Even Pastor worries about the potential for North American Unions to overturn U.S. laws that he likes. Regarding environmental laws, Pastor’s testimony to the Trilateral Commission in November 2002 was clear on this point: “Some narrowing or clarification of the scope of Chapter 11 panels on foreign investment is also needed to permit the erosion of environmental rules.” Evidently it did not occur to Pastor that the way to achieve the protection he sought was to leave the sovereignty of U.S. and the supremacy of the U.S. Supreme Court intact.
The executive branch under the Bush Administration is quietly putting in place a behind-the-scenes trilateral regulatory scheme, evidently without any direct congressional input, that should provide the rules by which any NAFTA or NAU court would examine when adjudicating NAU trade disputes. The June 2005 report by the SPP working groups organized in the U.S. Department of Commerce, clearly states the goal:
We will develop a trilateral Regulatory Cooperative Framework by 2007 to support and enhance existing, as well as encourage new cooperation among regulators, including at the outset of the regulatory process.

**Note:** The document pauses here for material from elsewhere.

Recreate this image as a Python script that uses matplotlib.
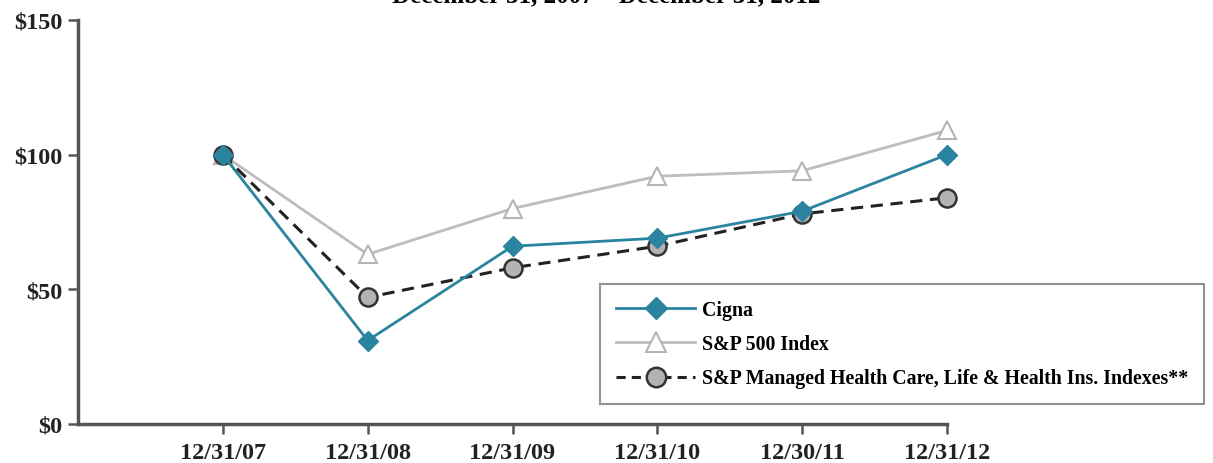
import numpy as np
import matplotlib.pyplot as plt
from matplotlib.lines import Line2D

dates = ["12/31/07", "12/31/08", "12/31/09", "12/31/10", "12/30/11", "12/31/12"]
cigna = [100, 31, 66, 69, 79, 100]
sp500 = [100, 63, 80, 92, 94, 109]
health = [100, 47, 58, 66, 78, 84]
yticks = [0, 50, 100, 150]
ylabels = ["$0", "$50", "$100", "$150"]

plt.rcParams['font.family'] = ['Liberation Serif', 'DejaVu Serif']

fig = plt.figure(figsize=(12.13, 4.64), dpi=100)
ax = fig.add_axes([78 / 1213, 1 - 425 / 464, (947 - 78) / 1213, (425 - 21) / 464])

x = np.arange(len(dates))
teal = "#2a84a0"

l2, = ax.plot(x, sp500, color="#bdbdbd", lw=2, marker="^", ms=13,
              mfc="white", mec="#b5b5b5", mew=1.5, zorder=2, clip_on=False)
l3, = ax.plot(x, health, color="#222222", lw=2.2, ls=(0, (4, 2.5)), marker="o", ms=13,
              mfc="#b3b3b3", mec="#333333", mew=1.8, zorder=3, clip_on=False)
l1, = ax.plot(x, cigna, color=teal, lw=2, marker="D", ms=10,
              mfc=teal, mec=teal, zorder=4, clip_on=False)

ax.set_xlim(-1, 5)
ax.set_ylim(0, 150)
ax.set_xticks(x)
ax.set_xticklabels(dates)
ax.set_yticks(yticks)
ax.set_yticklabels(ylabels)

for s in ["top", "right"]:
    ax.spines[s].set_visible(False)
for s in ["left", "bottom"]:
    ax.spines[s].set_color("#555555")
    ax.spines[s].set_linewidth(2.5)
ax.tick_params(axis="both", colors="#555555", width=1.8, length=7, labelcolor="#222222",
               labelsize=17.5)
ax.tick_params(axis="x", pad=6)
ax.tick_params(axis="y", pad=4)
for lab in ax.get_xticklabels() + ax.get_yticklabels():
    lab.set_fontweight("bold")

h1 = Line2D([], [], color=teal, lw=2, marker="D", ms=11, mfc=teal, mec=teal)
h2 = Line2D([], [], color="#bdbdbd", lw=2, marker="^", ms=14, mfc="white", mec="#b5b5b5", mew=1.5)
h3 = Line2D([], [], color="#222222", lw=2.2, ls=(0, (3, 2)), marker="o", ms=14,
            mfc="#b3b3b3", mec="#333333", mew=1.8)
leg = fig.legend([h1, h2, h3],
                 ["Cigna", "S&P 500 Index", "S&P Managed Health Care, Life & Health Ins. Indexes**"],
                 loc="upper left", bbox_to_anchor=(600 / 1213, 1 - 285 / 464),
                 frameon=True, fancybox=False, shadow=False, fontsize=14.3,
                 handlelength=4.0, labelspacing=0.72, borderpad=0.8, handletextpad=0.35,
                 borderaxespad=0)
leg.get_frame().set_edgecolor("#777777")
leg.get_frame().set_linewidth(1.5)
for t in leg.get_texts():
    t.set_fontweight("bold")

fig.text(0.5, 1.008, "December 31, 2007 \u2013 December 31, 2012", ha="center", va="center",
         fontsize=18, fontweight="bold")

fig.savefig("out.png", dpi=100)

We wonder if the Bush Administration intends to present the Trilateral Regulatory Cooperative Framework now being constructed by SPP.gov to Congress for review in 2007, or will the administration simply continue along the path of knitting together the new NAU regional governmental structure behind closed doors by executive fiat? Ms. Word affirms that the membership of the various SPP working group committees has not been published. Nor have the many memorandums of understanding and other trilateral agreements created by these SPP working groups been published, not even on the Internet.